PROVIDED DATA

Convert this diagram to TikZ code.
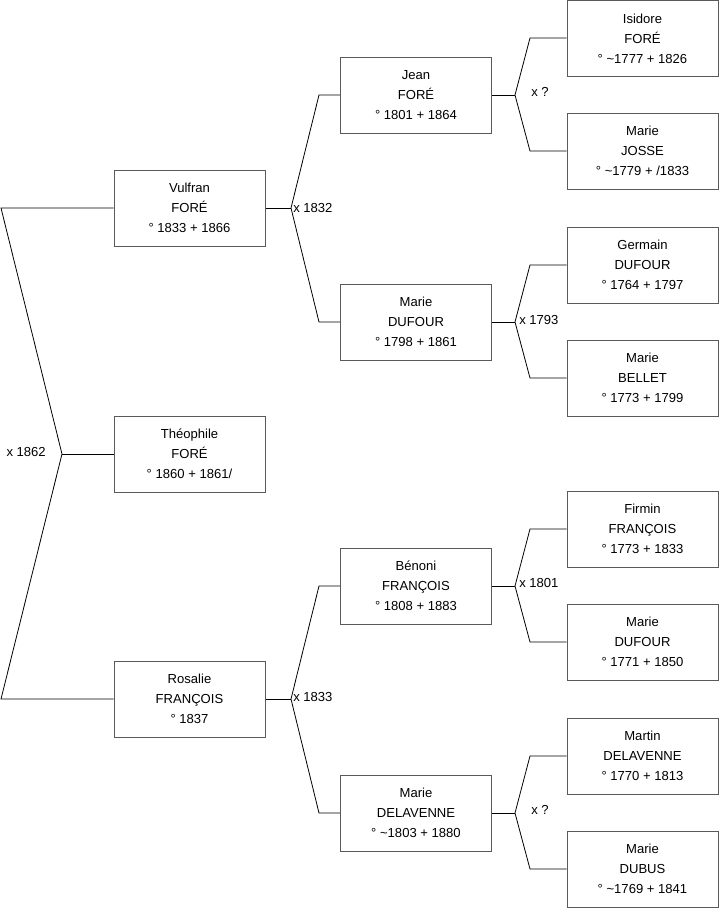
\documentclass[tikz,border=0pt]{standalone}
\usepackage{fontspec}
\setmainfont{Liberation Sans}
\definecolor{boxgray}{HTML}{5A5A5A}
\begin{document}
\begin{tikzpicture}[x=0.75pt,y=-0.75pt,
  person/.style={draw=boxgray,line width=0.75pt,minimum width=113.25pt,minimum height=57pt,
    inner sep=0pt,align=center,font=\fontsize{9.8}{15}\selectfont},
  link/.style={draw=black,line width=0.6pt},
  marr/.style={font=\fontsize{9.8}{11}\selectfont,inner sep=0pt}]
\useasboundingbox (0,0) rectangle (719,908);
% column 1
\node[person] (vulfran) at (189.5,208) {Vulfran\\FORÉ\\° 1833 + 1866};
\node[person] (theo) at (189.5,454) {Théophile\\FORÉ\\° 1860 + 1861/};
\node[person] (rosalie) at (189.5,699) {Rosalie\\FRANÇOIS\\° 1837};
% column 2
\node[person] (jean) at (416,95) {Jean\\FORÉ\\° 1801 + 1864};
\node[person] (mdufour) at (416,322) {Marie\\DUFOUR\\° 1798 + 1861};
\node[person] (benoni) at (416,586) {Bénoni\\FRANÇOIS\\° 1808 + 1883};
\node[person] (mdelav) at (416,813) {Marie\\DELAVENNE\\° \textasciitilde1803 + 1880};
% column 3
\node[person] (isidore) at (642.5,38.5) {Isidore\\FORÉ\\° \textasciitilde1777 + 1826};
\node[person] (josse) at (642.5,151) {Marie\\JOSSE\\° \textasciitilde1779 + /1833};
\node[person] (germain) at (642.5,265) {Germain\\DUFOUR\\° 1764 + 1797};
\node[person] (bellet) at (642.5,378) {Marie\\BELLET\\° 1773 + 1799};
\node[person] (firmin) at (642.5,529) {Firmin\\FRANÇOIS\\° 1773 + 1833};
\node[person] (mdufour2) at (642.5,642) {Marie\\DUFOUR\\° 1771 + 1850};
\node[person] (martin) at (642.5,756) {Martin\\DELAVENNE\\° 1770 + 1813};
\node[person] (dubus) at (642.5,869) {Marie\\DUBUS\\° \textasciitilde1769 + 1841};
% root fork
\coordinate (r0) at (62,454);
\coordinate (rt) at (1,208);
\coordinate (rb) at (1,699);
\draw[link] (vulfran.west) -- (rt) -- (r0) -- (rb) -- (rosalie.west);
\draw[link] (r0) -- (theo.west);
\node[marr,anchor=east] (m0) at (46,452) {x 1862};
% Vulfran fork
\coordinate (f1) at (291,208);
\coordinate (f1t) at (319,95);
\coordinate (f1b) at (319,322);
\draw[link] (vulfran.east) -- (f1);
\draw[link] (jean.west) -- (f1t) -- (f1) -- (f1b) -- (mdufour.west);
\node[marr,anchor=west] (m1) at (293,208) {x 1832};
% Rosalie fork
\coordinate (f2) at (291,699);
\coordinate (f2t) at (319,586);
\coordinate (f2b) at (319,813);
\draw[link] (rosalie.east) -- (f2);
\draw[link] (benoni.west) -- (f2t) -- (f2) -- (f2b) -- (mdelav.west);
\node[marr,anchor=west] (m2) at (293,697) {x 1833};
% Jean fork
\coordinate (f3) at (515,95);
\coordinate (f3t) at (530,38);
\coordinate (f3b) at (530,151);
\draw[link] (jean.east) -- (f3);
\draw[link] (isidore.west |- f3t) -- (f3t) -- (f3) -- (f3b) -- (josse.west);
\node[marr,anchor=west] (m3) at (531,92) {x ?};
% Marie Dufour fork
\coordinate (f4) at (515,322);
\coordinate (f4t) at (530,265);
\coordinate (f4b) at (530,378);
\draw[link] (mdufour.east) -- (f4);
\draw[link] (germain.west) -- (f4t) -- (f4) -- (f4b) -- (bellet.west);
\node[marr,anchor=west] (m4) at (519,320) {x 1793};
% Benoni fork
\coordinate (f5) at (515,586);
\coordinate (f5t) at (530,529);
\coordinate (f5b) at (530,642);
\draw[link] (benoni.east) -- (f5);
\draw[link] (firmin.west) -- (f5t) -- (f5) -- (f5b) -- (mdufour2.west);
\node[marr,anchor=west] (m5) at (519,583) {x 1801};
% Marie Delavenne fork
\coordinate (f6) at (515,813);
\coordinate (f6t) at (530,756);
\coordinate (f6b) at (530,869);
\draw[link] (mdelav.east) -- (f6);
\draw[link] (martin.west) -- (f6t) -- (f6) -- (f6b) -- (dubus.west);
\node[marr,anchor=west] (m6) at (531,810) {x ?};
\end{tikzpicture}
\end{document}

SHORT PROBLEM
Transcribe the material as is, with images omitted.

THE COMPLETED TASK
Convert this diagram to TikZ code.
\documentclass[tikz,border=0pt]{standalone}
\usepackage{fontspec}
\setmainfont{Liberation Sans}
\definecolor{boxgray}{HTML}{5A5A5A}
\begin{document}
\begin{tikzpicture}[x=0.75pt,y=-0.75pt,
  person/.style={draw=boxgray,line width=0.75pt,minimum width=113.25pt,minimum height=57pt,
    inner sep=0pt,align=center,font=\fontsize{9.8}{15}\selectfont},
  link/.style={draw=black,line width=0.6pt},
  marr/.style={font=\fontsize{9.8}{11}\selectfont,inner sep=0pt}]
\useasboundingbox (0,0) rectangle (719,908);
% column 1
\node[person] (vulfran) at (189.5,208) {Vulfran\\FORÉ\\° 1833 + 1866};
\node[person] (theo) at (189.5,454) {Théophile\\FORÉ\\° 1860 + 1861/};
\node[person] (rosalie) at (189.5,699) {Rosalie\\FRANÇOIS\\° 1837};
% column 2
\node[person] (jean) at (416,95) {Jean\\FORÉ\\° 1801 + 1864};
\node[person] (mdufour) at (416,322) {Marie\\DUFOUR\\° 1798 + 1861};
\node[person] (benoni) at (416,586) {Bénoni\\FRANÇOIS\\° 1808 + 1883};
\node[person] (mdelav) at (416,813) {Marie\\DELAVENNE\\° \textasciitilde1803 + 1880};
% column 3
\node[person] (isidore) at (642.5,38.5) {Isidore\\FORÉ\\° \textasciitilde1777 + 1826};
\node[person] (josse) at (642.5,151) {Marie\\JOSSE\\° \textasciitilde1779 + /1833};
\node[person] (germain) at (642.5,265) {Germain\\DUFOUR\\° 1764 + 1797};
\node[person] (bellet) at (642.5,378) {Marie\\BELLET\\° 1773 + 1799};
\node[person] (firmin) at (642.5,529) {Firmin\\FRANÇOIS\\° 1773 + 1833};
\node[person] (mdufour2) at (642.5,642) {Marie\\DUFOUR\\° 1771 + 1850};
\node[person] (martin) at (642.5,756) {Martin\\DELAVENNE\\° 1770 + 1813};
\node[person] (dubus) at (642.5,869) {Marie\\DUBUS\\° \textasciitilde1769 + 1841};
% root fork
\coordinate (r0) at (62,454);
\coordinate (rt) at (1,208);
\coordinate (rb) at (1,699);
\draw[link] (vulfran.west) -- (rt) -- (r0) -- (rb) -- (rosalie.west);
\draw[link] (r0) -- (theo.west);
\node[marr,anchor=east] (m0) at (46,452) {x 1862};
% Vulfran fork
\coordinate (f1) at (291,208);
\coordinate (f1t) at (319,95);
\coordinate (f1b) at (319,322);
\draw[link] (vulfran.east) -- (f1);
\draw[link] (jean.west) -- (f1t) -- (f1) -- (f1b) -- (mdufour.west);
\node[marr,anchor=west] (m1) at (293,208) {x 1832};
% Rosalie fork
\coordinate (f2) at (291,699);
\coordinate (f2t) at (319,586);
\coordinate (f2b) at (319,813);
\draw[link] (rosalie.east) -- (f2);
\draw[link] (benoni.west) -- (f2t) -- (f2) -- (f2b) -- (mdelav.west);
\node[marr,anchor=west] (m2) at (293,697) {x 1833};
% Jean fork
\coordinate (f3) at (515,95);
\coordinate (f3t) at (530,38);
\coordinate (f3b) at (530,151);
\draw[link] (jean.east) -- (f3);
\draw[link] (isidore.west |- f3t) -- (f3t) -- (f3) -- (f3b) -- (josse.west);
\node[marr,anchor=west] (m3) at (531,92) {x ?};
% Marie Dufour fork
\coordinate (f4) at (515,322);
\coordinate (f4t) at (530,265);
\coordinate (f4b) at (530,378);
\draw[link] (mdufour.east) -- (f4);
\draw[link] (germain.west) -- (f4t) -- (f4) -- (f4b) -- (bellet.west);
\node[marr,anchor=west] (m4) at (519,320) {x 1793};
% Benoni fork
\coordinate (f5) at (515,586);
\coordinate (f5t) at (530,529);
\coordinate (f5b) at (530,642);
\draw[link] (benoni.east) -- (f5);
\draw[link] (firmin.west) -- (f5t) -- (f5) -- (f5b) -- (mdufour2.west);
\node[marr,anchor=west] (m5) at (519,583) {x 1801};
% Marie Delavenne fork
\coordinate (f6) at (515,813);
\coordinate (f6t) at (530,756);
\coordinate (f6b) at (530,869);
\draw[link] (mdelav.east) -- (f6);
\draw[link] (martin.west) -- (f6t) -- (f6) -- (f6b) -- (dubus.west);
\node[marr,anchor=west] (m6) at (531,810) {x ?};
\end{tikzpicture}
\end{document}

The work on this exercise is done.